Ibrahim Yahaya Ibrahim : J’ai été invité par le docteur Hamidou Magassa, pour faire une présentation à l’université de Ségou. J’avoue que c’est une opportunité que j’ai beaucoup aimé car je soutiens la décentralisation du savoir au Sahel. Les universités dans les pays du Sahel se trouvent dans les capitales, cela réduit l’opportunité pour les étudiants qui sont dans les provinces. L’université de Ségou est un modèle dans la sous-région qui devrait être encouragé dans d’autres pays du Sahel pour permettre à d’autres étudiants d’avoir accès au savoir. Pour moi, venir ici et faire une conférence est un grand plaisir.
YEKO : Le thème de la conférence « Insurrection islamique et processus sociopolitiques au Sahel : analyse comparative entre le Niger, le Mali et la Mauritanie » quel est cette comparaison ?
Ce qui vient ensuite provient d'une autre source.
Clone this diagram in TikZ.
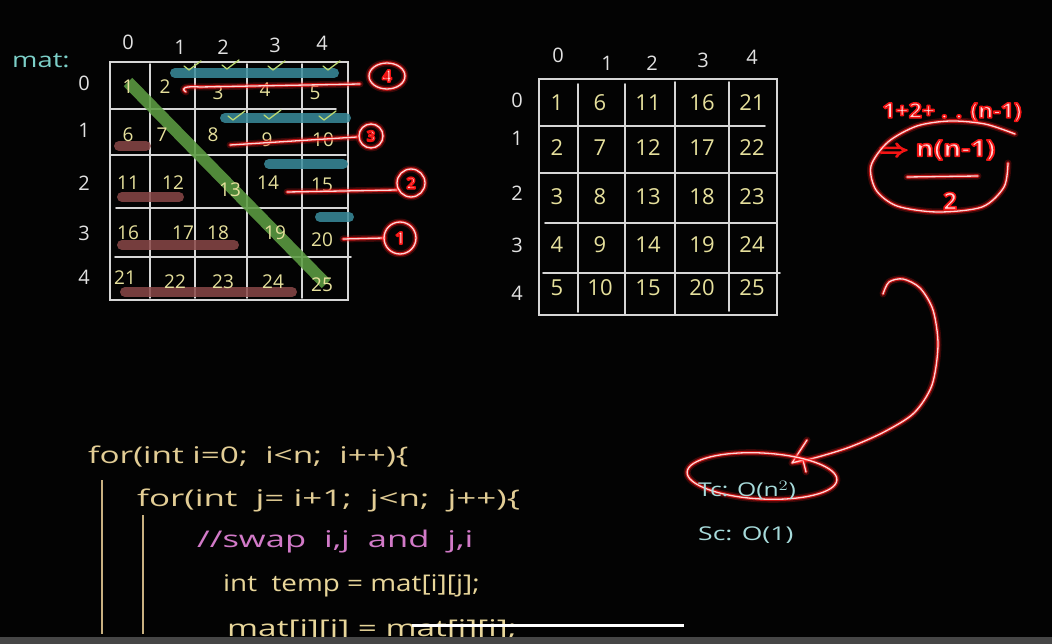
\documentclass[tikz,border=0pt]{standalone}
\usepackage{fontspec}
\setmainfont{Open Sans}
\usetikzlibrary{calc}
\definecolor{bg}{HTML}{030303}
\definecolor{gridc}{HTML}{D6D6D6}
\definecolor{numc}{HTML}{E6E09C}
\definecolor{headc}{HTML}{E2E2E2}
\definecolor{matc}{HTML}{7CCFC8}
\definecolor{greenb}{HTML}{5C9C42}
\definecolor{tealb}{HTML}{3A8C9C}
\definecolor{brownb}{HTML}{8A4848}
\definecolor{checkc}{HTML}{BCD872}
\definecolor{gred}{HTML}{FF1A1A}
\definecolor{gcore}{HTML}{FFD6D6}
\definecolor{codec}{HTML}{E2CD95}
\definecolor{codey}{HTML}{E8D69A}
\definecolor{pinkc}{HTML}{D27AC8}
\definecolor{barc}{HTML}{C8B080}
\definecolor{cplx}{HTML}{A6DADA}
\definecolor{playbar}{HTML}{464646}
\newcommand\glowin[1]{{\bfseries\color{gcore}\special{pdf:literal direct 0.95 0.08 0.08 RG 1.5 w 1 j 2 Tr}#1\special{pdf:literal direct 0 Tr}}}
\begin{document}
\begin{tikzpicture}[x=1pt,y=-1pt,
  gridline/.style={draw=gridc, line width=1.6pt, line cap=round},
  lnum/.style={text=numc, font=\fontsize{19}{19}\selectfont, inner sep=0pt},
  rnum/.style={text=numc, font=\fontsize{22}{22}\selectfont, inner sep=0pt},
  head/.style={text=headc, font=\fontsize{20}{20}\selectfont, inner sep=0pt},
  band/.style={line width=10pt, line cap=round, opacity=.85},
  checkm/.style={draw=checkc, line width=1.3pt, line cap=round, line join=round},
  glow/.style={preaction={draw=gred, line width=7pt, opacity=.22, line cap=round, line join=round},
               preaction={draw=gred, line width=3.6pt, opacity=.7, line cap=round, line join=round},
               draw=gcore, line width=1.3pt, line cap=round, line join=round},
  gnum/.style={inner sep=0pt},
  code/.style={font=\fontsize{23}{23}\selectfont, inner sep=0pt, anchor=west},
  cpx/.style={text=cplx, font=\fontsize{19}{19}\selectfont, inner sep=0pt, anchor=west}]
\fill[bg] (0,0) rectangle (1052,644);
\useasboundingbox (0,0) rectangle (1052,644);

% ---------------- left matrix ----------------
\node[text=matc, font=\fontsize{21}{21}\selectfont, inner sep=0pt, anchor=west] (mat) at (12,61) {\scalebox{1.3}[1]{mat:}};
\foreach \t/\x/\y in {0/128/42,1/180/47,2/223/47,3/275/45,4/322/43}
  \node[head] (LC\t) at (\x,\y) {\t};
\foreach \t/\y in {0/83,1/130,2/183,3/233,4/277}
  \node[head] (LR\t) at (84,\y) {\t};
\draw[gridline] (110,62) rectangle (348,300);
\foreach \x in {150,195,247,302} \draw[gridline] (\x,64) -- (\x,298);
\draw[gridline] (110,109) -- (336,109);
\draw[gridline] (110,155) -- (346,155);
\draw[gridline] (116,208) -- (348,208);
\draw[gridline] (115,257) -- (351,257);

% bands
\draw[band, draw=tealb] (175,73) -- (334,73);
\draw[band, draw=tealb] (225,118) -- (346,118);
\draw[band, draw=tealb] (269,164) -- (343,164);
\draw[band, draw=tealb] (320,217) -- (349,217);
\draw[band, draw=brownb] (119,146) -- (146,146);
\draw[band, draw=brownb] (122,197) -- (179,197);
\draw[band, draw=brownb] (122,245) -- (234,245);
\draw[band, draw=brownb] (125,292) -- (292,292);
\draw[line width=12pt, draw=greenb, opacity=.88] (128,82) -- (326,284);

% checks
\foreach \x/\y in {184/66,222/65,268/66,323/66,228/116,264/115,319/116}
  \draw[checkm] (\x,\y) -- (\x+5,\y+4) -- (\x+17,\y-5);

% numbers
\foreach \n/\x/\y in {1/128/87,2/165/87,3/218/93,4/265/90,5/315/93,
  6/128/135,7/162/135,8/213/135,9/267/140,10/323/140,
  11/128/183,12/173/183,13/230/190,14/268/183,15/322/185,
  16/128/233,17/183/233,18/218/233,19/275/233,20/322/240,
  21/125/278,22/175/282,23/223/282,24/273/282,25/322/285}
  \node[lnum] (L\n) at (\x,\y) {\n};

% red strokes and circled numbers
\draw[glow] (186,92) .. controls (180,88) and (185,86) .. (200,87) -- (360,84);
\draw[glow] (387,76) ellipse [x radius=18, y radius=13];
\node[gnum, font=\fontsize{17}{17}\selectfont] (c4) at (387,76) {\glowin{4}};
\draw[glow] (230,145) -- (357,137);
\draw[glow] (371,136) circle [radius=12];
\node[gnum, font=\fontsize{15}{15}\selectfont] (c3) at (371,136) {\glowin{3}};
\draw[glow] (287,192) -- (397,190);
\draw[glow] (411,183) circle [radius=14];
\node[gnum, font=\fontsize{16}{16}\selectfont] (c2) at (411,183) {\glowin{2}};
\draw[glow] (343,239) -- (384,238);
\draw[glow] (400,238) ellipse [x radius=16, y radius=16];
\node[gnum, font=\fontsize{17}{17}\selectfont] (c1) at (400,238) {\glowin{1}};

% ---------------- right matrix ----------------
\foreach \t/\x/\y in {0/558/55,1/607/63,2/652/63,3/703/60,4/752/57}
  \node[head] (RC\t) at (\x,\y) {\t};
\foreach \t/\y in {0/100,1/138,2/193,3/245,4/293}
  \node[head] (RR\t) at (517,\y) {\t};
\draw[gridline] (539,79) rectangle (777,315);
\draw[gridline] (578,84) -- (578,312);
\draw[gridline] (625,84) -- (625,315);
\draw[gridline] (675,82) -- (675,315);
\draw[gridline] (729,82) -- (729,311);
\draw[gridline] (539,126) -- (765,126);
\draw[gridline] (539,173) -- (777,173);
\draw[gridline] (545,223) -- (777,223);
\draw[gridline] (543,273) -- (780,273);
\foreach \r/\y in {0/103,1/148,2/197,3/245,4/288}{
  \foreach \c/\x in {0/557,1/600,2/648,3/702,4/752}{
    \pgfmathtruncatemacro\v{\c*5+\r+1}
    \node[rnum] (R\r\c) at (\x,\y) {\v};
  }}

% ---------------- formula top right ----------------
\node[gnum, font=\fontsize{21}{21}\selectfont] (f1) at (952,112) {\glowin{\scalebox{1.1}[1]{1+2+ . . (n-1)}}};
\node[gnum, font=\fontsize{23}{23}\selectfont] (f2) at (937,150) {\glowin{\scalebox{1.2}[1]{$\Rightarrow$ n(n-1)}}};
\draw[glow] (907,177) -- (978,176);
\node[gnum, font=\fontsize{24}{24}\selectfont] (f3) at (950,201) {\glowin{2}};
\draw[glow] plot[smooth] coordinates {(1015,134) (985,124) (950,121) (917,126) (888,142) (871,166) (876,190) (897,206) (937,212) (982,207) (1004,187) (1008,163)};

% ---------------- complexity ----------------
\draw[glow] plot[smooth] coordinates {(883,294) (889,282) (903,279) (920,288) (933,310) (938,345) (932,385) (914,413) (884,432) (850,447) (818,457) (797,462)};
\draw[glow] (807,440) -- (792,463) -- (803,460) -- (806,472);
\draw[glow, rotate around={-3:(762,476)}] (762,476) ellipse [x radius=75, y radius=23];
\node[cpx] (tc) at (698,490) {\scalebox{1.3}[1]{Tc: O(n$^2$)}};
\node[cpx] (sc) at (698,535) {\scalebox{1.4}[1]{Sc: O(1)}};

% ---------------- code ----------------
\node[code, text=codec] (l1) at (88,457) {\scalebox{1.45}[1]{for(int i=0;\ \ i<n;\ \ i++)\{}};
\node[code, text=codec] (l2) at (137,500) {\scalebox{1.52}[1]{for(int\ \ j= i+1;\ \ j<n;\ \ j++)\{}};
\node[code, text=pinkc] (l3) at (197,542) {\scalebox{1.5}[1]{//swap\ \ i,j\ \ and\ \ j,i}};
\node[code, text=codey] (l4) at (223,586) {\scalebox{1.21}[1]{int\ \ temp = mat[i][j];}};
\node[code, text=codey, anchor=base west] (l5) at (227,636) {\scalebox{1.45}[1]{mat[i][j] = mat[j][i];}};
\coordinate (b1t) at (102,480);
\coordinate (b1b) at (102,634);
\coordinate (b2t) at (143,515);
\coordinate (b2b) at (143,634);
\draw[draw=barc, line width=1.5pt] (b1t) -- (b1b);
\draw[draw=barc, line width=1.5pt] (b2t) -- (b2b);

% ---------------- video bar ----------------
\fill[playbar] (0,637) rectangle (1052,644);
\coordinate (p1) at (412,625);
\coordinate (p2) at (684,625);
\draw[white, line width=3pt] (p1) -- (p2);
\end{tikzpicture}
\end{document}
Ibrahim Yahaya Ibrahim : Cette comparaison est d’ailleurs un bilan contraire à ce que je croyais. Ma découverte a été surtout la capacité des Etats à faire des compromis en même temps qu’à brandir la répression qui explique pourquoi dans certains cas nous avons l’insurrection et dans d’autres cas nous ne l’avons pas. C’est le grand dilemme auquel je m’étais attelé depuis 2 ans, expliquer pourquoi il y’a eu insurrection au Mali et en Mauritanie et pas au Niger, malgré que ces trois pays font face au même problème. Pourquoi encore il y a eu une escalade de violence au Mali et pas en Mauritanie. Enfin, pourquoi le Mali a connu la défaite de son armée au nord et les problèmes qui ont surgit au sud.
Au début, j’avais pensé que c’était des questions liées à la société. Mais qu’est-ce qui motivent les gens à s’insurger ? En faisant mes recherches, je me suis rendu compte que c’est surtout la capacité des Etats à gérer le problème, à utiliser la carotte et le bâton en même temps qui empêche à ce problème de surgir et même quand il surgit, c’est aussi la capacité de l’Etat à réprimer quand la répression est nécessaire et à se compromettre quand s’est nécessaire qui, explique les variétés la réussite ou la non réussite de ces insurrections-là.
YEKO : Vous, en tant que chercheur, quel regard portez-vous sur l’insurrection au Mali et quelle solution politique peut-elle se dégager ?
Ibrahim Yahaya Ibrahim : Ce que le Mali a connu est malheureux, mais c’est dû à un long processus. On a toujours pensé que la démocratie serait la solution à nos problèmes. Force est de constater qu’au Mali la démocratie est la cause réel des problèmes. Cette démocratie n’a pas créé les institutions qu’il faut pour faire face aux problèmes sociaux. Alors pour qu’il y ait insurrection, il faut deux concepts : la motivation et l’opportunité.
Pour moi, la cause de la déliquescence de l’Etat au Mali est l’incapacité institutionnelle à faire usage de la répression, quand il le fallait et aussi l’amnésie des institutions démocratiques du pays.
La solution pour moi est une solution qui serait de longue durée et est surtout de savoir comment créer des institutions qui répondent à nos aspirations. Malgré tous les efforts qui ont été consentis par les organisations traditionnelles et de la société civile, nous tardons à avoir les résultats positifs. Il va falloir que nous repensions nos systèmes politiques, les adapter à nos valeurs et à nos cultures pour répondre aux exigences de la population. Il va falloir également que nous ne badinons plus avec l’aspect répressif de l’Etat. Un Etat n’existe que par sa capacité à monopoliser la violence sur son territoire et pour le faire, il faut une armée très forte. L’Etat malien doit revoir son armée en créant une armée plus institutionnalisée, structurée, opérationnelle et disciplinée. C’est une solution qui va prendre beaucoup de temps, mais c’est la grande solution à mon avis.
YEKO : Comment avez-vous trouvé l’université de Ségou ?
Ibrahim Yahaya Ibrahim : j’ai eu beaucoup de plaisir d’être à l’université de Ségou. J’ai été étudiant au Niger qui n’est pas différent d’être étudiant au Mali. Je connais les problèmes auxquels les étudiants généralement font face. Je dis qu’il est toujours possible de réaliser son rêve avec des dépassements de soi. On connaît la fougue de mobilisations, de contestations estudiantines, elle est utile quand c’est nécessaire. Il serait important que les étudiants cherchent le savoir en tant que tel.
Pour l’administration, je leur souhaite beaucoup de courage, je vois bien qu’elle essaye de faire fonctionner l’université dans des conditions difficiles. Il faut un dépassement de soi, du courage, car la vision qu’elle donnera à cette université fera d’elle une université modèle pour d’autres universités qui seront créées dans la sous-région et dans d’autres provinces.